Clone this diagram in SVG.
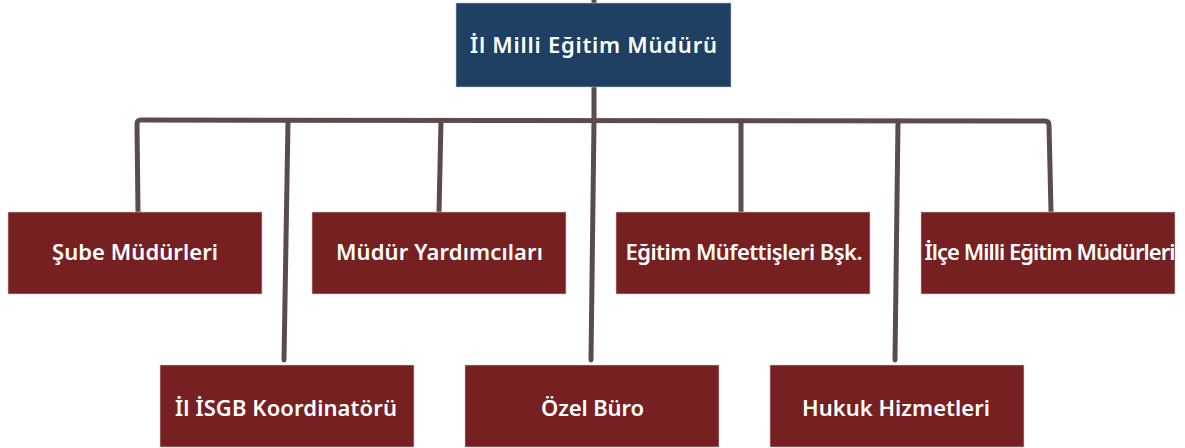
<svg xmlns="http://www.w3.org/2000/svg" width="1185" height="448" viewBox="0 0 1185 448">
<style>
.top{fill:#1f4062;stroke:#b8c4d0;stroke-width:0.6}
.box{fill:#762022;stroke:#d8c8c8;stroke-width:0.6}
.t{fill:#ffffff;font-family:"Noto Sans","Liberation Sans",sans-serif;font-weight:600;font-size:22px;text-anchor:middle;dominant-baseline:central}
.c{fill:none;stroke:#5c4b4b;stroke-width:5;stroke-linecap:round;stroke-linejoin:round}
</style>
<rect width="1185" height="448" fill="#ffffff"/>
<g id="connectors">
<path class="c" d="M594 0 L594 3"/>
<path class="c" d="M594 88 L594 121"/>
<path class="c" d="M138 212 L137 124 Q137 120 141 120 L1045 121 Q1049 121 1049 125 L1051 212"/>
<path class="c" d="M288 121 L284 360"/>
<path class="c" d="M441 121 L439 212"/>
<path class="c" d="M594 121 L591 360"/>
<path class="c" d="M741 121 L741 212"/>
<path class="c" d="M898 121 L895 360"/>
</g>
<g id="n0"><rect class="top" x="456" y="3" width="275" height="84"/><text class="t" x="593.5" y="44" font-size="23.5" textLength="247">İl Milli Eğitim Müdürü</text></g>
<g id="n1"><rect class="box" x="8" y="212" width="254" height="82"/><text class="t" x="135" y="251" textLength="166">Şube Müdürleri</text></g>
<g id="n2"><rect class="box" x="312" y="212" width="254" height="82"/><text class="t" x="439.5" y="251" textLength="207">Müdür Yardımcıları</text></g>
<g id="n3"><rect class="box" x="616" y="212" width="254" height="82"/><text class="t" x="744" y="251" font-size="20.5" textLength="237">Eğitim Müfettişleri Bşk.</text></g>
<g id="n4"><rect class="box" x="921" y="212" width="254" height="82"/><text class="t" x="1050" y="251" font-size="20" textLength="251">İlçe Milli Eğitim Müdürleri</text></g>
<g id="n5"><rect class="box" x="160" y="365" width="254" height="82"/><text class="t" x="286" y="407" textLength="222">İl İSGB Koordinatörü</text></g>
<g id="n6"><rect class="box" x="465" y="365" width="254" height="82"/><text class="t" x="592.5" y="407" textLength="103">Özel Büro</text></g>
<g id="n7"><rect class="box" x="770" y="365" width="254" height="82"/><text class="t" x="896" y="407" textLength="188">Hukuk Hizmetleri</text></g>
</svg>
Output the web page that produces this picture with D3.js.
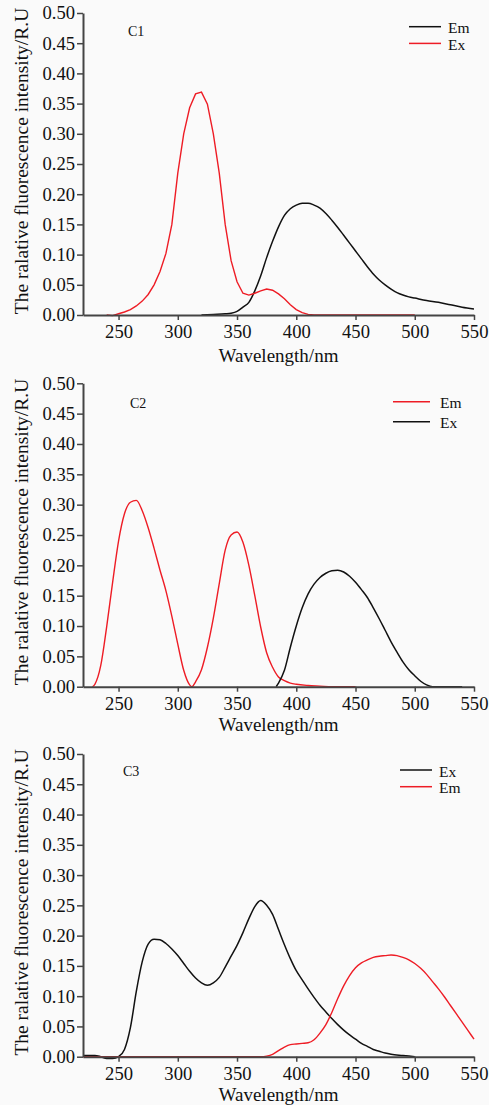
<!DOCTYPE html>
<html><head><meta charset="utf-8">
<script src="https://cdn.jsdelivr.net/npm/d3@7"></script>
<style>body{margin:0;background:#fff}svg{display:block}</style>
</head><body>
<script>
// ---------- DATA ----------
const xTicks = [250, 300, 350, 400, 450, 500, 550];
const yTicks = [0, 0.05, 0.10, 0.15, 0.20, 0.25, 0.30, 0.35, 0.40, 0.45, 0.50];
const xLabel = "Wavelength/nm";
const yLabel = "The ralative fluorescence intensity/R.U";
const panelNames = ["C1", "C2", "C3"];

// C1
const c1EmWl  = [320,330,340,345,350,355,360,365,370,375,380,385,390,395,400,405,410,415,420,425,430,435,440,445,450,455,460,465,470,475,480,485,490,495,500,510,520,530,540,550];
const c1EmVal = [0.000,0.001,0.002,0.003,0.006,0.013,0.021,0.040,0.065,0.095,0.122,0.146,0.165,0.176,0.182,0.185,0.185,0.182,0.177,0.168,0.157,0.145,0.132,0.119,0.106,0.093,0.080,0.068,0.058,0.050,0.043,0.037,0.033,0.030,0.028,0.024,0.021,0.017,0.013,0.010];
const c1ExWl  = [240,245,250,255,260,265,270,275,280,285,290,295,300,305,310,315,320,325,330,335,340,345,350,355,360,365,370,375,380,385,390,395,400,405,410,415,450,500];
const c1ExVal = [0.000,-0.001,0.002,0.005,0.009,0.015,0.023,0.034,0.050,0.072,0.102,0.150,0.235,0.300,0.343,0.366,0.369,0.349,0.300,0.235,0.150,0.090,0.055,0.036,0.033,0.036,0.040,0.043,0.041,0.035,0.027,0.017,0.009,0.004,0.001,0.000,0.000,0.000];

// C2
const c2EmWl  = [228,230,235,240,245,250,255,260,265,270,275,280,285,290,295,300,305,310,312,315,320,325,330,335,340,345,350,355,360,365,370,375,380,385,390,395,400,410,420,430,450];
const c2EmVal = [0.000,0.004,0.035,0.099,0.172,0.240,0.285,0.304,0.307,0.290,0.262,0.228,0.192,0.158,0.116,0.070,0.027,0.003,0.000,0.008,0.028,0.065,0.113,0.170,0.225,0.250,0.255,0.238,0.200,0.150,0.098,0.056,0.032,0.016,0.010,0.006,0.004,0.002,0.001,0.000,0.000];
const c2ExWl  = [383,385,390,395,400,405,410,415,420,425,430,435,440,445,450,455,460,465,470,475,480,485,490,495,500,505,510,515,540];
const c2ExVal = [0.000,0.006,0.027,0.065,0.100,0.130,0.153,0.169,0.180,0.187,0.191,0.192,0.189,0.182,0.172,0.160,0.147,0.130,0.112,0.093,0.074,0.057,0.041,0.028,0.018,0.009,0.003,0.000,0.000];

// C3
const c3ExWl  = [220,225,230,235,240,245,250,255,260,265,270,275,280,285,290,295,300,305,310,315,320,325,330,335,340,345,350,355,360,365,370,375,380,385,390,395,400,405,410,415,420,425,430,435,440,445,450,455,460,465,470,475,480,490,500];
const c3ExVal = [0.002,0.002,0.002,0.000,-0.003,-0.003,0.000,0.012,0.048,0.108,0.157,0.186,0.194,0.193,0.187,0.178,0.167,0.154,0.141,0.130,0.122,0.118,0.122,0.131,0.148,0.166,0.184,0.205,0.228,0.248,0.258,0.250,0.235,0.210,0.185,0.162,0.142,0.127,0.112,0.098,0.085,0.074,0.063,0.053,0.044,0.036,0.029,0.022,0.017,0.012,0.009,0.006,0.004,0.002,0.000];
const c3EmWl  = [220,250,300,350,370,375,380,385,390,395,400,405,410,415,420,425,430,435,440,445,450,455,460,465,470,475,480,485,490,495,500,505,510,515,520,525,530,535,540,545,550];
const c3EmVal = [0.000,0.000,0.000,0.000,0.000,0.001,0.004,0.010,0.016,0.020,0.021,0.022,0.023,0.028,0.039,0.053,0.073,0.096,0.117,0.134,0.147,0.155,0.160,0.164,0.166,0.167,0.168,0.167,0.164,0.160,0.154,0.146,0.136,0.124,0.112,0.099,0.085,0.071,0.057,0.043,0.029];

// ---------- DRAW ----------
const W = 497, H = 1105;
const BLACK = "#111", RED = "#ee1c25", AXIS = "#444";
const FONT = "'Liberation Serif','Times New Roman',serif";

const svg = d3.select("body").append("svg").attr("width", W).attr("height", H);
svg.append("rect").attr("width", W).attr("height", H).attr("fill", "#fff");
svg.append("rect").attr("width", 489).attr("height", H).attr("fill", "#fafafa");

const panels = [
  { name: panelNames[0], top: 13, bottom: 315, titleDy: 46.5,
    series: [{label:"Em", wl:c1EmWl, v:c1EmVal, color:BLACK, curve:d3.curveMonotoneX},
             {label:"Ex", wl:c1ExWl, v:c1ExVal, color:RED, curve:d3.curveLinear}],
    legend: {x1:409, x2:441, y:26.7, dy:16.7, tx:448},
    cLabel: {x:128, y:36} },
  { name: panelNames[1], top: 383.3, bottom: 686.7, titleDy: 44,
    series: [{label:"Em", wl:c2EmWl, v:c2EmVal, color:RED, curve:d3.curveMonotoneX},
             {label:"Ex", wl:c2ExWl, v:c2ExVal, color:BLACK, curve:d3.curveMonotoneX}],
    legend: {x1:393, x2:430, y:401.7, dy:20, tx:440},
    cLabel: {x:130, y:408} },
  { name: panelNames[2], top: 754, bottom: 1056.7, titleDy: 43.8,
    series: [{label:"Ex", wl:c3ExWl, v:c3ExVal, color:BLACK, curve:d3.curveMonotoneX},
             {label:"Em", wl:c3EmWl, v:c3EmVal, color:RED, curve:d3.curveMonotoneX}],
    legend: {x1:400, x2:432, y:770, dy:16.7, tx:439},
    cLabel: {x:123, y:776} }
];

const x = d3.scaleLinear().domain([220, 550]).range([83, 474]);

panels.forEach(p => {
  const y = d3.scaleLinear().domain([0, 0.5]).range([p.bottom, p.top]);
  const g = svg.append("g");

  p.series.forEach(s => {
    const pts = s.wl.map((w, i) => [w, s.v[i]]);
    g.append("path").datum(pts)
      .attr("fill", "none").attr("stroke", s.color)
      .attr("stroke-width", s.color === RED ? 1.4 : 1.5)
      .attr("d", d3.line().x(d => x(d[0])).y(d => y(d[1])).curve(s.curve));
  });

  const ya = g.append("g").attr("transform", `translate(${x(220)},0)`)
    .call(d3.axisLeft(y).tickValues(yTicks).tickFormat(d3.format(".2f")).tickSize(6).tickPadding(2).tickSizeOuter(0));
  const xa = g.append("g").attr("transform", `translate(0,${p.bottom})`)
    .call(d3.axisBottom(x).tickValues(xTicks).tickFormat(d3.format("d")).tickSize(5).tickPadding(5).tickSizeOuter(0));
  [ya, xa].forEach(a => {
    a.select(".domain").attr("stroke", AXIS).attr("stroke-width", 2);
    a.selectAll(".tick line").attr("stroke", AXIS).attr("stroke-width", 1.5);
    a.selectAll("text").attr("fill", "#111").style("font-family", FONT).style("font-size", "18.6px");
  });

  g.append("text").attr("x", (x.range()[0] + x.range()[1]) / 2).attr("y", p.bottom + p.titleDy)
    .attr("text-anchor", "middle").style("font-family", FONT).style("font-size", "19px").attr("fill", "#111")
    .text(xLabel);
  g.append("text").attr("transform", `translate(28,${(p.top + p.bottom) / 2 - 3}) rotate(-90)`)
    .attr("text-anchor", "middle").style("font-family", FONT).style("font-size", "19.5px").attr("fill", "#111")
    .text(yLabel);

  g.append("text").attr("x", p.cLabel.x).attr("y", p.cLabel.y)
    .style("font-family", FONT).style("font-size", "14px").attr("fill", "#111").text(p.name);

  p.series.forEach((s, i) => {
    const ly = p.legend.y + i * p.legend.dy;
    g.append("line").attr("x1", p.legend.x1).attr("x2", p.legend.x2).attr("y1", ly).attr("y2", ly)
      .attr("stroke", s.color).attr("stroke-width", 1.5);
    g.append("text").attr("x", p.legend.tx).attr("y", ly + 6.5)
      .style("font-family", FONT).style("font-size", "15.5px").attr("fill", "#111").text(s.label);
  });
});
</script>
</body></html>
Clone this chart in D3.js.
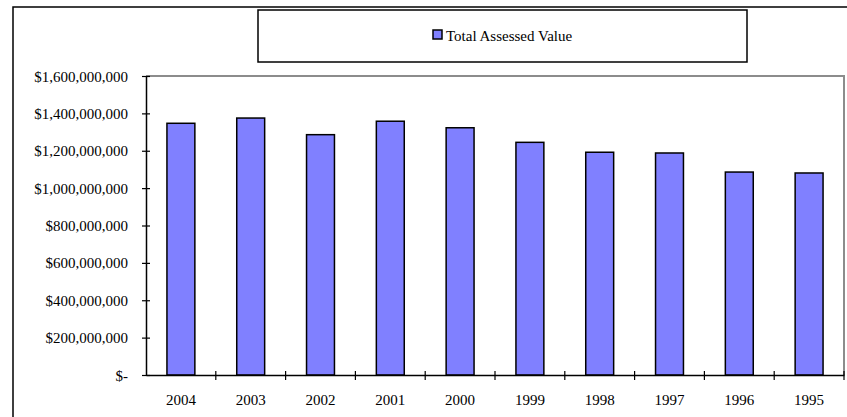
<!DOCTYPE html>
<html>
<head>
<meta charset="utf-8">
<script src="https://cdn.jsdelivr.net/npm/d3@7"></script>
<style>
html,body{margin:0;padding:0;background:#fff;}
svg{display:block;}
text{font-family:"Liberation Serif","Times New Roman",serif;fill:#000;}
</style>
</head>
<body>
<svg id="chart" width="847" height="417"></svg>
<script>
const categories = ["2004","2003","2002","2001","2000","1999","1998","1997","1996","1995"];
const totalAssessedValue = [1347000000,1375000000,1286000000,1358000000,1323000000,1245000000,1192000000,1188000000,1086000000,1081000000];
const yTicks = [0,200000000,400000000,600000000,800000000,1000000000,1200000000,1400000000,1600000000];
const seriesName = "Total Assessed Value";

const svg = d3.select("#chart");
const W = 847, H = 417;
const plot = {left:146, right:844, top:76, bottom:375};
const FS = "15px";

// outer chart border
svg.append("rect").attr("x",13).attr("y",7).attr("width",W+20).attr("height",H+20)
  .attr("fill","none").attr("stroke","#000").attr("stroke-width",1.5);

const x = d3.scaleBand().domain(categories).range([plot.left, plot.right]).paddingInner(0).paddingOuter(0);
const y = d3.scaleLinear().domain([0,1600000000]).range([plot.bottom, plot.top]);

// plot area frame (top & right in gray)
svg.append("path")
  .attr("d",`M${plot.left},${plot.top}H${plot.right}V${plot.bottom}`)
  .attr("fill","none").attr("stroke","#8c8c8c").attr("stroke-width",2);

// bars
const bw = x.bandwidth()*0.4;
svg.append("g").selectAll("rect").data(categories).join("rect")
  .attr("x",(d)=>x(d)+x.bandwidth()/2-bw/2)
  .attr("y",(d,i)=>y(totalAssessedValue[i]))
  .attr("width",bw)
  .attr("height",(d,i)=>y(0)-y(totalAssessedValue[i]))
  .attr("fill","#8080ff").attr("stroke","#000").attr("stroke-width",1.5);

const fmt = v => v===0 ? "$-" : "$" + d3.format(",")(v);

// y axis
const yAxis = d3.axisLeft(y).tickValues(yTicks).tickFormat(fmt).tickSizeInner(4).tickSizeOuter(0).tickPadding(14);
const gy = svg.append("g").attr("transform",`translate(${plot.left},0)`).call(yAxis);
gy.select(".domain").attr("stroke","#000").attr("stroke-width",1.5);
gy.selectAll(".tick line").attr("x2",-4).attr("x1",4).attr("stroke","#000").attr("stroke-width",1.2);
gy.selectAll(".tick text").attr("font-size",FS).attr("font-family","Liberation Serif").attr("x",-18).attr("dy","0.34em");

// x axis
const xAxis = d3.axisBottom(x).tickSize(0).tickPadding(19);
const gx = svg.append("g").attr("transform",`translate(0,${plot.bottom})`).call(xAxis);
gx.select(".domain").attr("stroke","#000").attr("stroke-width",1.5);
gx.selectAll(".tick text").attr("font-size",FS).attr("font-family","Liberation Serif");
// category boundary ticks
const bounds = categories.map(c=>x(c)).concat([plot.right]).slice(1);
svg.append("g").selectAll("line").data(bounds).join("line")
  .attr("x1",d=>d).attr("x2",d=>d).attr("y1",plot.bottom-4).attr("y2",plot.bottom+5)
  .attr("stroke","#000").attr("stroke-width",1.2);

// legend
const lg = svg.append("g");
lg.append("rect").attr("x",258).attr("y",10).attr("width",489).attr("height",52)
  .attr("fill","#fff").attr("stroke","#000").attr("stroke-width",1.5);
lg.append("rect").attr("x",433).attr("y",30).attr("width",9).attr("height",9)
  .attr("fill","#8080ff").attr("stroke","#000").attr("stroke-width",1.5);
lg.append("text").attr("x",446).attr("y",41).attr("font-size",FS).text(seriesName);
</script>
</body>
</html>
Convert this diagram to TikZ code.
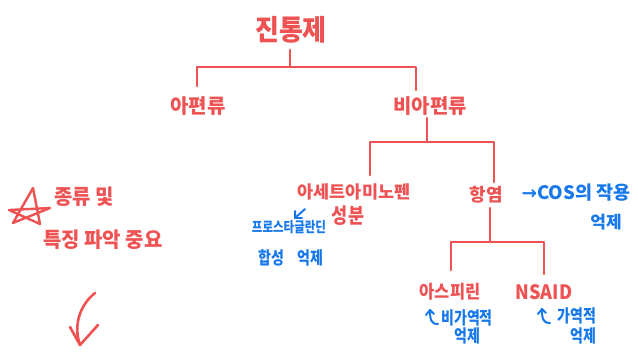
\documentclass[tikz,border=0pt]{standalone}
\usepackage{graphicx}
\usepackage{fontspec}
\setmainfont{Noto Sans CJK KR}
\newfontfamily\symfont{DejaVu Sans}
\newcommand{\tallbox}[1]{\scalebox{1}[1.25]{#1}}
\definecolor{penred}{RGB}{238,82,83}
\definecolor{penblue}{RGB}{22,120,235}
\tikzset{
  redline/.style={draw=penred, line width=2.6pt, line cap=round, line join=round},
  blueline/.style={draw=penblue, line width=2pt, line cap=round, line join=round},
  rtext/.style={text=penred, inner sep=1pt, font=#1},
  btext/.style={text=penblue, inner sep=1pt, font=#1},
}
\begin{document}
\begin{tikzpicture}[x=1pt,y=-1pt]
\useasboundingbox (0,0) rectangle (638,353);
% red tree nodes
\node[rtext={\fontsize{26}{28}\selectfont\bfseries}] (jin) at (291,30) {\scalebox{1}[1.1]{진통제}};
\node[rtext={\fontsize{20}{22}\selectfont\bfseries}] (ap) at (198,106) {아편류};
\node[rtext={\fontsize{20}{22}\selectfont\bfseries}] (bi) at (430,106) {비아편류};
\node[rtext={\fontsize{17.5}{19}\selectfont\bfseries}] (ace) at (354,192) {아세트아미노펜};
\node[rtext={\fontsize{17.5}{19}\selectfont\bfseries}] (seong) at (348,216) {\scalebox{1}[1.2]{성분}};
\node[rtext={\fontsize{18}{20}\selectfont\bfseries}] (hang) at (486,195) {항염};
\node[rtext={\fontsize{16.5}{18}\selectfont\bfseries}] (asp) at (450,292) {\scalebox{1}[1.1]{아스피린}};
\node[rtext={\fontsize{18}{20}\selectfont\bfseries}] (nsaid) at (544,292) {\scalebox{1}[1.1]{NSAID}};
% red note
\node[rtext={\fontsize{19}{21}\selectfont\bfseries}] (kind) at (84,197) {\scalebox{1.05}[1.1]{종류 및}};
\node[rtext={\fontsize{19}{21}\selectfont\bfseries}] (feat) at (103,240) {\scalebox{1.05}[1.1]{특징 파악 중요}};
% blue notes
\node[btext={\fontsize{18.5}{20}\selectfont\bfseries}] (cos) at (576,193) {{\symfont →}COS의 작용};
\node[btext={\fontsize{17}{19}\selectfont\bfseries}] (cos2) at (606,222) {억제};
\node[btext={\fontsize{11.5}{13}\selectfont\bfseries}] (pro) at (289,227) {\tallbox{프로스타글란딘}};
\node[btext={\fontsize{14}{16}\selectfont\bfseries}] (hap) at (291,258) {\tallbox{합성\hspace{0.9em}억제}};
\node[btext={\fontsize{14}{16}\selectfont\bfseries}] (irr) at (467,318) {\tallbox{비가역적}};
\node[btext={\fontsize{14}{16}\selectfont\bfseries}] (irr2) at (467,336) {\tallbox{억제}};
\node[btext={\fontsize{14}{16}\selectfont\bfseries}] (rev) at (577,316) {\tallbox{가역적}};
\node[btext={\fontsize{14}{16}\selectfont\bfseries}] (rev2) at (583,336) {\tallbox{억제}};
% tree connector points
\coordinate (r0) at (290,50);  \coordinate (r1) at (290,67);
\coordinate (rl) at (197,67);  \coordinate (rr) at (416,67);
\coordinate (rl2) at (197,86); \coordinate (rr2) at (416,90);
\coordinate (b0) at (427,118); \coordinate (b1) at (427,142);
\coordinate (bl) at (370,142); \coordinate (br) at (494,142);
\coordinate (bl2) at (370,175); \coordinate (br2) at (494,182);
\coordinate (h0) at (490,208); \coordinate (h1) at (490,242);
\coordinate (hl) at (451,242); \coordinate (hr) at (544,242);
\coordinate (hl2) at (451,270); \coordinate (hr2) at (544,274);
\draw[redline] (r0) -- (r1);
\draw[redline] (rl2) -- (rl) -- (rr) -- (rr2);
\draw[redline] (b0) -- (b1);
\draw[redline] (bl2) -- (bl) -- (br) -- (br2);
\draw[redline] (h0) -- (h1);
\draw[redline] (hl2) -- (hl) -- (hr) -- (hr2);
% star
\draw[redline, line width=2.4pt] (33,188) -- (40,224) -- (9,210) -- (50,208) -- (13,223) -- cycle;
% curved arrow
\coordinate (ca0) at (95,293); \coordinate (ca1) at (80,345);
\coordinate (cal) at (70,327); \coordinate (car) at (98,325);
\draw[redline] (ca0) .. controls (80,305) and (73,325) .. (ca1);
\draw[redline] (cal) -- (ca1) -- (car);
% blue small arrows
\coordinate (pa0) at (305,209); \coordinate (pa1) at (295,218);
\draw[blueline] (pa0) -- (pa1) -- (295,211);
\draw[blueline] (pa1) -- (302,218);
\coordinate (ia0) at (438,324); \coordinate (ia1) at (430,310);
\draw[blueline] (ia0) .. controls (431,324) and (430,320) .. (ia1);
\draw[blueline] (426,315) -- (ia1) -- (434,314);
\coordinate (ra0) at (550,323); \coordinate (ra1) at (542,309);
\draw[blueline] (ra0) .. controls (543,323) and (542,319) .. (ra1);
\draw[blueline] (538,314) -- (ra1) -- (546,313);
\end{tikzpicture}
\end{document}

• WHAT TO PRODUCE: Using the entries above, repeat exactly the lines from the one with "Clone this chart in D3.js." to the one with "const fmt = v", both included, and leave the pictures behind.

• RESPONSE TO THE TASK:
Clone this chart in D3.js.
<!DOCTYPE html>
<html>
<head>
<meta charset="utf-8">
<script src="https://cdn.jsdelivr.net/npm/d3@7"></script>
<style>
html,body{margin:0;padding:0;background:#fff;}
svg{display:block;}
text{font-family:"Liberation Serif","Times New Roman",serif;fill:#000;}
</style>
</head>
<body>
<svg id="chart" width="847" height="417"></svg>
<script>
const categories = ["2004","2003","2002","2001","2000","1999","1998","1997","1996","1995"];
const totalAssessedValue = [1347000000,1375000000,1286000000,1358000000,1323000000,1245000000,1192000000,1188000000,1086000000,1081000000];
const yTicks = [0,200000000,400000000,600000000,800000000,1000000000,1200000000,1400000000,1600000000];
const seriesName = "Total Assessed Value";

const svg = d3.select("#chart");
const W = 847, H = 417;
const plot = {left:146, right:844, top:76, bottom:375};
const FS = "15px";

// outer chart border
svg.append("rect").attr("x",13).attr("y",7).attr("width",W+20).attr("height",H+20)
  .attr("fill","none").attr("stroke","#000").attr("stroke-width",1.5);

const x = d3.scaleBand().domain(categories).range([plot.left, plot.right]).paddingInner(0).paddingOuter(0);
const y = d3.scaleLinear().domain([0,1600000000]).range([plot.bottom, plot.top]);

// plot area frame (top & right in gray)
svg.append("path")
  .attr("d",`M${plot.left},${plot.top}H${plot.right}V${plot.bottom}`)
  .attr("fill","none").attr("stroke","#8c8c8c").attr("stroke-width",2);

// bars
const bw = x.bandwidth()*0.4;
svg.append("g").selectAll("rect").data(categories).join("rect")
  .attr("x",(d)=>x(d)+x.bandwidth()/2-bw/2)
  .attr("y",(d,i)=>y(totalAssessedValue[i]))
  .attr("width",bw)
  .attr("height",(d,i)=>y(0)-y(totalAssessedValue[i]))
  .attr("fill","#8080ff").attr("stroke","#000").attr("stroke-width",1.5);

const fmt = v => v===0 ? "$-" : "$" + d3.format(",")(v);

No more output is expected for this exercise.